Work to complete — The lines from the top of the material below through the line containing "1177, 1078, 1110]" are to be printed exactly, with pictures omitted.

Information provided —
· · · ·
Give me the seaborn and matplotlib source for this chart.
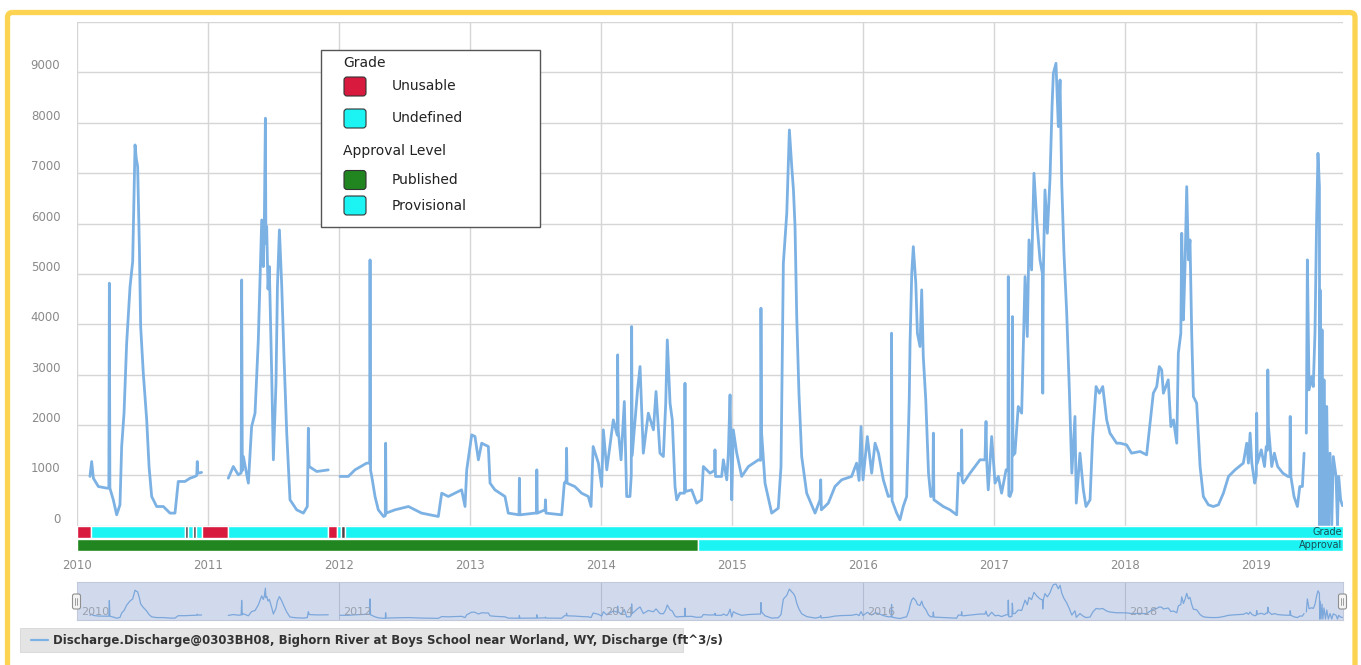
import numpy as np
import pandas as pd
import matplotlib
matplotlib.use("Agg")
import matplotlib.pyplot as plt
from matplotlib.patches import FancyBboxPatch, Rectangle
import matplotlib.transforms as mtrans
import seaborn as sns

# ---- Discharge record (ft^3/s), x in decimal years, one array pair per continuous run ----
year_2010 = [2010.099, 2010.112, 2010.125, 2010.163, 2010.226, 2010.243, 2010.247, 2010.251,
             2010.277, 2010.303, 2010.328, 2010.341, 2010.359, 2010.379, 2010.405, 2010.425,
             2010.443, 2010.452, 2010.463, 2010.476, 2010.486, 2010.506, 2010.532, 2010.550,
             2010.570, 2010.608, 2010.659, 2010.710, 2010.748, 2010.773, 2010.824, 2010.863,
             2010.901, 2010.914, 2010.918, 2010.922, 2010.951]
q_2010 = [980, 1275, 945, 780, 748, 748, 4815, 748,
          516, 218, 417, 1574, 2236, 3625, 4750, 5245,
          7560, 7300, 7130, 5540, 3955, 3030, 2103, 1177,
          582, 383, 383, 252, 252, 880, 880, 945,
          980, 1000, 1275, 1045, 1060]

year_2011 = [2011.155, 2011.193, 2011.231, 2011.253, 2011.257, 2011.262, 2011.270, 2011.308,
             2011.333, 2011.359, 2011.384, 2011.410, 2011.422, 2011.430, 2011.438, 2011.442,
             2011.448, 2011.458, 2011.468, 2011.486, 2011.499, 2011.519, 2011.530, 2011.545,
             2011.563, 2011.580, 2011.601, 2011.626, 2011.677, 2011.728, 2011.758, 2011.766,
             2011.772, 2011.830, 2011.918]
q_2011 = [945, 1177, 1012, 1050, 4880, 1100, 1375, 847,
          1970, 2236, 3690, 6071, 5145, 6000, 8090, 5600,
          5940, 4700, 5145, 3030, 1310, 2830, 4750, 5873,
          4750, 3360, 1840, 516, 317, 252, 383, 1938,
          1177, 1078, 1110]

year_2012_19 = [
    2012.008, 2012.071, 2012.122, 2012.211, 2012.234, 2012.237, 2012.241, 2012.250, 2012.275,
    2012.300, 2012.340, 2012.353, 2012.356, 2012.360, 2012.427, 2012.530, 2012.630, 2012.758,
    2012.784, 2012.834, 2012.936, 2012.962, 2012.975, 2013.013, 2013.038, 2013.064, 2013.089,
    2013.140, 2013.153, 2013.190, 2013.267, 2013.292, 2013.369, 2013.374, 2013.377, 2013.381,
    2013.496, 2013.507, 2013.510, 2013.514, 2013.573, 2013.576, 2013.580, 2013.700, 2013.720,
    2013.734, 2013.737, 2013.741, 2013.800, 2013.852, 2013.903, 2013.924, 2013.940, 2013.980,
    2014.005, 2014.018, 2014.044, 2014.094, 2014.124, 2014.127, 2014.131, 2014.153, 2014.178,
    2014.196, 2014.221, 2014.231, 2014.234, 2014.238, 2014.279, 2014.298, 2014.323, 2014.361,
    2014.400, 2014.420, 2014.450, 2014.476, 2014.494, 2014.506, 2014.527, 2014.544, 2014.565,
    2014.578, 2014.603, 2014.637, 2014.641, 2014.645, 2014.692, 2014.730, 2014.768, 2014.781,
    2014.832, 2014.867, 2014.870, 2014.874, 2014.921, 2014.934, 2014.960, 2014.972, 2014.985,
    2014.998, 2015.010, 2015.036, 2015.074, 2015.125, 2015.202, 2015.218, 2015.221, 2015.226,
    2015.252, 2015.303, 2015.353, 2015.374, 2015.392, 2015.418, 2015.438, 2015.456, 2015.469,
    2015.481, 2015.494, 2015.511, 2015.532, 2015.570, 2015.634, 2015.672, 2015.677, 2015.682,
    2015.735, 2015.786, 2015.837, 2015.913, 2015.951, 2015.970, 2015.985, 2016.000, 2016.033,
    2016.066, 2016.092, 2016.118, 2016.155, 2016.193, 2016.215, 2016.218, 2016.222, 2016.257,
    2016.282, 2016.307, 2016.333, 2016.353, 2016.359, 2016.372, 2016.384, 2016.403, 2016.415,
    2016.435, 2016.448, 2016.460, 2016.479, 2016.500, 2016.517, 2016.533, 2016.537, 2016.541,
    2016.613, 2016.664, 2016.715, 2016.727, 2016.750, 2016.753, 2016.757, 2016.766, 2016.817,
    2016.893, 2016.931, 2016.939, 2016.944, 2016.956, 2016.982, 2017.008, 2017.033, 2017.058,
    2017.092, 2017.106, 2017.109, 2017.113, 2017.122, 2017.137, 2017.140, 2017.145, 2017.160,
    2017.185, 2017.211, 2017.237, 2017.254, 2017.267, 2017.287, 2017.305, 2017.326, 2017.351,
    2017.370, 2017.372, 2017.376, 2017.389, 2017.407, 2017.427, 2017.443, 2017.453, 2017.473,
    2017.491, 2017.504, 2017.517, 2017.534, 2017.555, 2017.575, 2017.594, 2017.618, 2017.628,
    2017.656, 2017.682, 2017.702, 2017.733, 2017.753, 2017.779, 2017.804, 2017.830, 2017.860,
    2017.885, 2017.936, 2017.962, 2018.012, 2018.050, 2018.115, 2018.165, 2018.186, 2018.216,
    2018.242, 2018.262, 2018.280, 2018.293, 2018.330, 2018.350, 2018.370, 2018.395, 2018.407,
    2018.426, 2018.433, 2018.446, 2018.458, 2018.471, 2018.484, 2018.496, 2018.509, 2018.522,
    2018.547, 2018.573, 2018.598, 2018.636, 2018.674, 2018.713, 2018.751, 2018.790, 2018.840,
    2018.903, 2018.929, 2018.942, 2018.955, 2018.968, 2018.990, 2019.002, 2019.005, 2019.010,
    2019.040, 2019.065, 2019.078, 2019.087, 2019.090, 2019.095, 2019.120, 2019.140, 2019.165,
    2019.205, 2019.243, 2019.258, 2019.261, 2019.266, 2019.290, 2019.316, 2019.334, 2019.354,
    2019.367]
q_2012_19 = [
    980, 980, 1111, 1244, 1244, 5278, 1100, 980, 582,
    317, 185, 200, 1640, 252, 317, 383, 252, 185,
    648, 582, 714, 383, 1111, 1805, 1772, 1310, 1640,
    1574, 847, 714, 582, 252, 218, 218, 945, 218,
    252, 252, 1111, 252, 317, 516, 252, 218, 847,
    900, 1541, 847, 780, 648, 582, 383, 1574, 1244,
    780, 1905, 1111, 2103, 1800, 3393, 1900, 1310, 2467,
    582, 582, 1000, 3955, 1400, 2698, 3161, 1442, 2236,
    1905, 2665, 1442, 1375, 2434, 3690, 2434, 2103, 780,
    516, 648, 648, 2830, 680, 714, 450, 516, 1177,
    1045, 1100, 1508, 980, 980, 1310, 913, 1442, 2599,
    516, 1905, 1442, 980, 1177, 1310, 1300, 4319, 1840,
    847, 252, 350, 1177, 5212, 6204, 7857, 7130, 6667,
    5940, 4153, 2632, 1375, 648, 252, 516, 913, 317,
    450, 780, 913, 980, 1244, 900, 1970, 913, 1772,
    1045, 1640, 1442, 913, 582, 600, 3823, 500, 252,
    119, 383, 582, 2500, 3625, 5013, 5541, 4815, 3823,
    3558, 4683, 3360, 2500, 1045, 582, 600, 1840, 516,
    383, 317, 218, 1045, 1000, 1905, 900, 847, 1045,
    1310, 1310, 2071, 1300, 714, 1772, 847, 980, 648,
    1111, 1100, 4947, 600, 582, 700, 4153, 1400, 1442,
    2368, 2236, 4947, 3757, 5675, 5079, 6998, 6071, 5278,
    5000, 2632, 4947, 6667, 5807, 6865, 8320, 8982, 9180,
    7923, 8850, 6800, 5410, 4220, 2698, 1045, 2170, 450,
    1442, 714, 383, 516, 1772, 2764, 2632, 2764, 2103,
    1840, 1640, 1640, 1607, 1442, 1475, 1409, 1905, 2632,
    2764, 3161, 3095, 2632, 2897, 1970, 2103, 1640, 3426,
    3823, 5807, 4087, 5145, 6732, 5278, 5675, 3823, 2566,
    2434, 1177, 582, 417, 383, 417, 648, 980, 1111,
    1244, 1640, 1244, 1840, 1244, 847, 1000, 2236, 1244,
    1508, 1177, 1574, 1500, 3095, 1970, 1177, 1442, 1177,
    1045, 980, 980, 2170, 980, 582, 383, 780, 780,
    1442]

year_2019_prov = [2019.384, 2019.392, 2019.405, 2019.425, 2019.437, 2019.450, 2019.463, 2019.473,
                  2019.484, 2019.486, 2019.489, 2019.496, 2019.504, 2019.510, 2019.519, 2019.530,
                  2019.540, 2019.552, 2019.565, 2019.578, 2019.590, 2019.611, 2019.622, 2019.631,
                  2019.646, 2019.660]
q_2019_prov = [1840, 5278, 2698, 2963, 2764, 3823, 6137, 7394,
               6732, 0, 4683, 0, 3889, 0, 2897, 0,
               2368, 0, 1442, 0, 1375, 980, 0, 980,
               516, 400]

# ---- Grade and approval status bands (decimal-year spans) ----
grade_start = [2010.000, 2010.107, 2010.824, 2010.847, 2010.883, 2010.908, 2010.957, 2011.150,
               2011.918, 2011.987, 2012.013, 2012.046]
grade_end = [2010.107, 2010.824, 2010.847, 2010.883, 2010.908, 2010.957, 2011.150, 2011.918,
             2011.987, 2012.013, 2012.046, 2019.664]
grade_code = ["Unusable", "Undefined", "Mixed", "Undefined", "Mixed", "Undefined", "Unusable",
              "Undefined", "Unusable", "Undefined", "Mixed", "Undefined"]

approval_start = [2010.000, 2014.738]
approval_end = [2014.738, 2019.664]
approval_code = ["Published", "Provisional"]

year_ticks = list(range(2010, 2020))
value_ticks = list(range(0, 10001, 1000))
value_tick_labels = [str(v) for v in value_ticks[:-1]] + [""]
nav_labels = [2010, 2012, 2014, 2016, 2018]

series_name = ("Discharge.Discharge@0303BH08, Bighorn River at Boys School near Worland, WY, "
               "Discharge (ft^3/s)")

# ---- colours ----
LINE = "#7cb1e4"
CYAN = "#1cf4f4"
RED = "#d81a3e"
GREEN = "#21861f"
DARK = "#4f4048"
band_colors = {"Unusable": RED, "Undefined": CYAN, "Mixed": DARK,
               "Published": GREEN, "Provisional": CYAN}

runs = [(year_2010, q_2010), (year_2011, q_2011), (year_2012_19, q_2012_19),
        (year_2019_prov, q_2019_prov)]
df = pd.concat([pd.DataFrame({"year": y, "q": q, "run": i}) for i, (y, q) in enumerate(runs)],
               ignore_index=True)

sns.set_style("white")
plt.rcParams["font.family"] = ["DejaVu Sans"]

W, H = 1361, 665
fig = plt.figure(figsize=(W / 100, H / 100), dpi=100)
fig.patch.set_facecolor("white")

XMAX = 2019.664


def box(x0, y0, x1, y1):
    return [x0 / W, 1 - y1 / H, (x1 - x0) / W, (y1 - y0) / H]


# ---- main hydrograph ----
ax = fig.add_axes(box(77, 22, 1343, 551))
ax.set_xlim(2010, XMAX)
ax.set_ylim(-500, 10000)
ax.set_axisbelow(True)
ax.grid(True, color="#d6d6d6", linewidth=1.0)
sns.lineplot(data=df, x="year", y="q", units="run", estimator=None, sort=False,
             color=LINE, linewidth=2.0, ax=ax, legend=False, zorder=2)
ax.set_xlabel("")
ax.set_ylabel("")
ax.set_xticks(year_ticks)
ax.set_xticklabels([str(y) for y in year_ticks])
ax.set_yticks(value_ticks)
ax.set_yticklabels(value_tick_labels)
ax.tick_params(axis="both", length=0, labelsize=8.5, labelcolor="#8a8a8a")
ax.tick_params(axis="y", pad=12)
ax.tick_params(axis="x", pad=6)
for lbl in ax.get_yticklabels():
    lbl.set_verticalalignment("bottom")
for s in ax.spines.values():
    s.set_visible(False)

ax.broken_barh([(s, e - s) for s, e in zip(grade_start, grade_end)], (-250, 250),
               facecolors=[band_colors[c] for c in grade_code], zorder=3)
ax.broken_barh([(s, e - s) for s, e in zip(approval_start, approval_end)], (-500, 235),
               facecolors=[band_colors[c] for c in approval_code], zorder=3)
ax.text(XMAX - 0.005, -125, "Grade", ha="right", va="center", fontsize=7, color="#1b4d55", zorder=4)
ax.text(XMAX - 0.005, -385, "Approval", ha="right", va="center", fontsize=7, color="#1b4d55", zorder=4)

# ---- navigator strip ----
nav = fig.add_axes(box(77, 582, 1343, 620))
nav.set_facecolor("#d1daed")
nav.set_xlim(2010, XMAX)
nav.set_ylim(-250, 9700)
for yv in nav_labels[1:]:
    nav.axvline(yv, color="#b4bcd2", linewidth=0.8, zorder=0)
sns.lineplot(data=df, x="year", y="q", units="run", estimator=None, sort=False,
             color="#6d9ed8", linewidth=0.9, alpha=0.85, ax=nav, legend=False)
nav.set_xlabel("")
nav.set_ylabel("")
nav.set_xticks([])
nav.set_yticks([])
for s in nav.spines.values():
    s.set_color("#c3c9da")
    s.set_linewidth(0.8)
navtr = mtrans.blended_transform_factory(nav.transData, nav.transAxes)
for yv in nav_labels:
    nav.text(yv + 0.035, 0.22, str(yv), transform=navtr, fontsize=8, color="#9aa0ad",
             ha="left", va="center")

# ---- overlay in pixel coordinates: legend box, frame, series key ----
ov = fig.add_axes([0, 0, 1, 1], zorder=10)
ov.set_xlim(0, W)
ov.set_ylim(H, 0)
ov.axis("off")

ov.add_patch(Rectangle((321.5, 49.5), 219, 177, facecolor="white", edgecolor="#555555",
                       linewidth=1.0))
ov.text(343, 63, "Grade", fontsize=10, color="#222222", va="center", ha="left")
ov.text(343, 151, "Approval Level", fontsize=10, color="#222222", va="center", ha="left")
legend_items = [("Unusable", RED, 86.5), ("Undefined", CYAN, 118.5),
                ("Published", GREEN, 180), ("Provisional", CYAN, 205.5)]
for label, col, yc in legend_items:
    ov.add_patch(FancyBboxPatch((344, yc - 9.5), 22, 19,
                                boxstyle="round,pad=0,rounding_size=3",
                                facecolor=col, edgecolor="#333333", linewidth=0.8))
    ov.text(392, yc, label, fontsize=10, color="#222222", va="center", ha="left")

# range handles on the navigator
for hx in (76.5, 1342.5):
    ov.add_patch(FancyBboxPatch((hx - 4, 594), 8, 15, boxstyle="round,pad=0,rounding_size=2",
                                facecolor="#f4f4f4", edgecolor="#8f8f8f", linewidth=0.8))
    ov.plot([hx - 1, hx - 1], [598, 605], color="#8f8f8f", linewidth=0.6)
    ov.plot([hx + 1, hx + 1], [598, 605], color="#8f8f8f", linewidth=0.6)

# series key
ov.add_patch(Rectangle((20.5, 628), 662.5, 24, facecolor="#e4e4e4", edgecolor="#d6d6d6",
                       linewidth=0.6))
ov.plot([31, 48], [640, 640], color=LINE, linewidth=1.6)
ov.text(53, 640.5, series_name, fontsize=8.5, fontweight="bold", color="#333333",
        va="center", ha="left")

# yellow frame
ov.add_patch(FancyBboxPatch((7.5, 12.5), 1347.5, 700, boxstyle="round,pad=0,rounding_size=5",
                            facecolor="none", edgecolor="#fdd452", linewidth=3.8,
                            clip_on=False))

fig.savefig("out.png", dpi=100, facecolor="white")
· · · ·
Written reply —
Give me the seaborn and matplotlib source for this chart.
import numpy as np
import pandas as pd
import matplotlib
matplotlib.use("Agg")
import matplotlib.pyplot as plt
from matplotlib.patches import FancyBboxPatch, Rectangle
import matplotlib.transforms as mtrans
import seaborn as sns

# ---- Discharge record (ft^3/s), x in decimal years, one array pair per continuous run ----
year_2010 = [2010.099, 2010.112, 2010.125, 2010.163, 2010.226, 2010.243, 2010.247, 2010.251,
             2010.277, 2010.303, 2010.328, 2010.341, 2010.359, 2010.379, 2010.405, 2010.425,
             2010.443, 2010.452, 2010.463, 2010.476, 2010.486, 2010.506, 2010.532, 2010.550,
             2010.570, 2010.608, 2010.659, 2010.710, 2010.748, 2010.773, 2010.824, 2010.863,
             2010.901, 2010.914, 2010.918, 2010.922, 2010.951]
q_2010 = [980, 1275, 945, 780, 748, 748, 4815, 748,
          516, 218, 417, 1574, 2236, 3625, 4750, 5245,
          7560, 7300, 7130, 5540, 3955, 3030, 2103, 1177,
          582, 383, 383, 252, 252, 880, 880, 945,
          980, 1000, 1275, 1045, 1060]

year_2011 = [2011.155, 2011.193, 2011.231, 2011.253, 2011.257, 2011.262, 2011.270, 2011.308,
             2011.333, 2011.359, 2011.384, 2011.410, 2011.422, 2011.430, 2011.438, 2011.442,
             2011.448, 2011.458, 2011.468, 2011.486, 2011.499, 2011.519, 2011.530, 2011.545,
             2011.563, 2011.580, 2011.601, 2011.626, 2011.677, 2011.728, 2011.758, 2011.766,
             2011.772, 2011.830, 2011.918]
q_2011 = [945, 1177, 1012, 1050, 4880, 1100, 1375, 847,
          1970, 2236, 3690, 6071, 5145, 6000, 8090, 5600,
          5940, 4700, 5145, 3030, 1310, 2830, 4750, 5873,
          4750, 3360, 1840, 516, 317, 252, 383, 1938,
          1177, 1078, 1110]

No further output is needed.